I don't think you can do this exactly the way you want. There are two options that I know of:

1) You can make switching a simple mouse click / keystroke.

With Ubuntu / GNOME:

Mouse Click

In Ubuntu / Gnome, providing you have your input layouts setup, go to an empty spot on your panel, right click and click 'Add to Panel'. Select 'Keyboard Indicator' to add this to the panel. That should input a tiny little piece of text indicating your keyboard layout and you can click this to switch.

Keyboard shortcut

System -> Preferences -> Keyboard -> Layouts -> Layout Options

There's an option there "Key(s) to change layout". You can set it to Alt+Shift, which shouldn't disturb any normal keyboard shortcuts.

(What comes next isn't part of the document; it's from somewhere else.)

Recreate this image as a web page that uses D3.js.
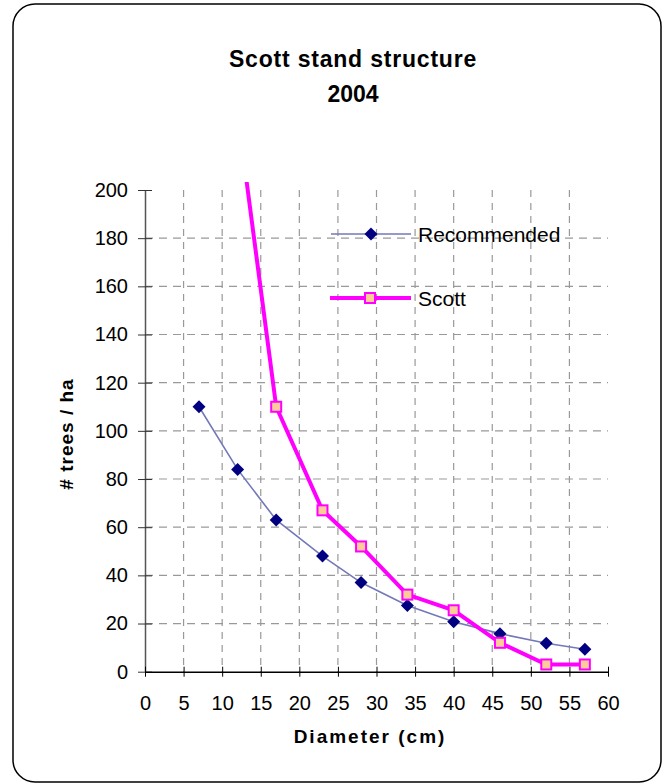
<!DOCTYPE html>
<html>
<head>
<meta charset="utf-8">
<script src="https://cdn.jsdelivr.net/npm/d3@7"></script>
<style>
  body { margin: 0; background: #fff; }
  text { font-family: "Liberation Sans", Arial, sans-serif; fill: #000; }
</style>
</head>
<body>
<svg id="chart" width="668" height="784"></svg>
<script>
// data
const diameters = [7, 12, 17, 23, 28, 34, 40, 46, 52, 57];
const recommended = [110, 84, 63, 48, 37, 27.5, 20.7, 15.8, 11.8, 9.3];
const scottDiameters = [12, 17, 23, 28, 34, 40, 46, 52, 57];
const scott = [232, 110, 67, 52, 32, 25.5, 12, 3, 3];
const xTicks = [0, 5, 10, 15, 20, 25, 30, 35, 40, 45, 50, 55, 60];
const yTicks = [0, 20, 40, 60, 80, 100, 120, 140, 160, 180, 200];

const svg = d3.select("#chart");

// outer rounded frame
svg.append("rect")
    .attr("x", 13).attr("y", 4)
    .attr("width", 648).attr("height", 778)
    .attr("rx", 22).attr("ry", 22)
    .attr("fill", "#fff")
    .attr("stroke", "#000")
    .attr("stroke-width", 1.5);

// title
svg.append("text")
    .attr("x", 353).attr("y", 67)
    .attr("text-anchor", "middle")
    .style("font-size", "23px").style("font-weight", "bold")
    .style("letter-spacing", "0.8px")
    .text("Scott stand structure");
svg.append("text")
    .attr("x", 353).attr("y", 102)
    .attr("text-anchor", "middle")
    .style("font-size", "23px").style("font-weight", "bold")
    .text("2004");

const x = d3.scaleLinear().domain([0, 60]).range([145, 608]);
const y = d3.scaleLinear().domain([0, 200]).range([671.7, 190]);

// gridlines
svg.append("g").selectAll("line")
    .data(yTicks.filter(d => d > 0 && d < 200))
    .enter().append("line")
    .attr("x1", x(0)).attr("x2", x(60))
    .attr("y1", d => y(d)).attr("y2", d => y(d))
    .attr("stroke", "#999").attr("stroke-width", 1.2)
    .attr("stroke-dasharray", "8,6");

svg.append("g").selectAll("line")
    .data(xTicks.filter(d => d > 0 && d < 60))
    .enter().append("line")
    .attr("x1", d => x(d)).attr("x2", d => x(d))
    .attr("y1", y(200)).attr("y2", y(0))
    .attr("stroke", "#999").attr("stroke-width", 1.2)
    .attr("stroke-dasharray", "7,6");

// Y axis
const yAxis = svg.append("g")
    .attr("transform", `translate(${x(0)},0)`)
    .call(d3.axisLeft(y).tickValues(yTicks).tickSizeInner(7).tickSizeOuter(0).tickPadding(10));
yAxis.select(".domain").attr("stroke", "#555").attr("stroke-width", 1.5);
yAxis.selectAll(".tick line").attr("x2", 7).attr("x1", -7).attr("stroke", "#333");
yAxis.selectAll(".tick text").style("font-size", "20px")
    .style("font-family", "Liberation Sans, Arial, sans-serif").attr("fill", "#000")
    .attr("x", -17);

// X axis
const xAxis = svg.append("g")
    .attr("transform", `translate(0,${y(0)})`)
    .call(d3.axisBottom(x).tickValues(xTicks).tickSizeInner(5).tickSizeOuter(0).tickPadding(19));
xAxis.select(".domain").attr("stroke", "#000").attr("stroke-width", 1.5);
xAxis.selectAll(".tick line").attr("y1", -5).attr("y2", 5).attr("stroke", "#000");
xAxis.selectAll(".tick text").style("font-size", "20px")
    .style("font-family", "Liberation Sans, Arial, sans-serif").attr("fill", "#000");

// axis titles
svg.append("text")
    .attr("x", 370).attr("y", 743)
    .attr("text-anchor", "middle")
    .style("font-size", "19px").style("font-weight", "bold")
    .style("letter-spacing", "2px")
    .text("Diameter (cm)");
svg.append("text")
    .attr("transform", `translate(73,434) rotate(-90)`)
    .attr("text-anchor", "middle")
    .style("font-size", "19px").style("font-weight", "bold")
    .style("letter-spacing", "1px")
    .text("# trees / ha");

// clip for series
svg.append("clipPath").attr("id", "plot")
    .append("rect")
    .attr("x", x(0)).attr("y", 182)
    .attr("width", x(60) - x(0) + 10).attr("height", y(0) - 182 + 10);

const line = d3.line().x(d => x(d[0])).y(d => y(d[1]));
const recData = diameters.map((d, i) => [d, recommended[i]]);
const scottData = scottDiameters.map((d, i) => [d, scott[i]]);

const diamond = "M0,-6.5L6.5,0L0,6.5L-6.5,0Z";

// Recommended series
svg.append("path")
    .datum(recData)
    .attr("clip-path", "url(#plot)")
    .attr("d", line)
    .attr("fill", "none")
    .attr("stroke", "#7379b8")
    .attr("stroke-width", 1.6);

// Scott series
svg.append("path")
    .datum(scottData)
    .attr("clip-path", "url(#plot)")
    .attr("d", line)
    .attr("fill", "none")
    .attr("stroke", "#ff00ff")
    .attr("stroke-width", 4);

svg.append("g").selectAll("path")
    .data(recData)
    .enter().append("path")
    .attr("transform", d => `translate(${x(d[0])},${y(d[1])})`)
    .attr("d", diamond)
    .attr("fill", "#000080");

svg.append("g").selectAll("rect")
    .data(scottData.filter(d => d[1] <= 200))
    .enter().append("rect")
    .attr("x", d => x(d[0]) - 5).attr("y", d => y(d[1]) - 5)
    .attr("width", 10).attr("height", 10)
    .attr("fill", "#ffcc99")
    .attr("stroke", "#ff00ff")
    .attr("stroke-width", 2);

// legend
const legend = svg.append("g");
legend.append("line")
    .attr("x1", 331).attr("x2", 411).attr("y1", 234).attr("y2", 234)
    .attr("stroke", "#7379b8").attr("stroke-width", 1.6);
legend.append("path")
    .attr("transform", "translate(371,234)")
    .attr("d", diamond).attr("fill", "#000080");
legend.append("text")
    .attr("x", 418).attr("y", 241.5)
    .style("font-size", "21px")
    .text("Recommended");

legend.append("line")
    .attr("x1", 330).attr("x2", 411).attr("y1", 298).attr("y2", 298)
    .attr("stroke", "#ff00ff").attr("stroke-width", 4);
legend.append("rect")
    .attr("x", 365).attr("y", 293).attr("width", 10).attr("height", 10)
    .attr("fill", "#ffcc99").attr("stroke", "#ff00ff").attr("stroke-width", 2);
legend.append("text")
    .attr("x", 418).attr("y", 305.5)
    .style("font-size", "21px")
    .text("Scott");
</script>
</body>
</html>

I presume there is a KDE way of doing that also.

2) The other alternative is http://en.wikipedia.org/wiki/Xneur, but I am not sure if this is available for Swedish and it may not be possible for languages which have similar constructs to English.

1

I have the same situation, a laptop with a Brazilian keyboard and a German external keyboard.

My solution was to add two setxkbmap calls, but the tricky part here is to add all the layouts you need on both calls:

setxkbmap -device 12 -layout de,br
setxkbmap -device 14 -layout br,de

Device 12 is the external german keyboard whille device 14 is the laptop's brazilian keyboard.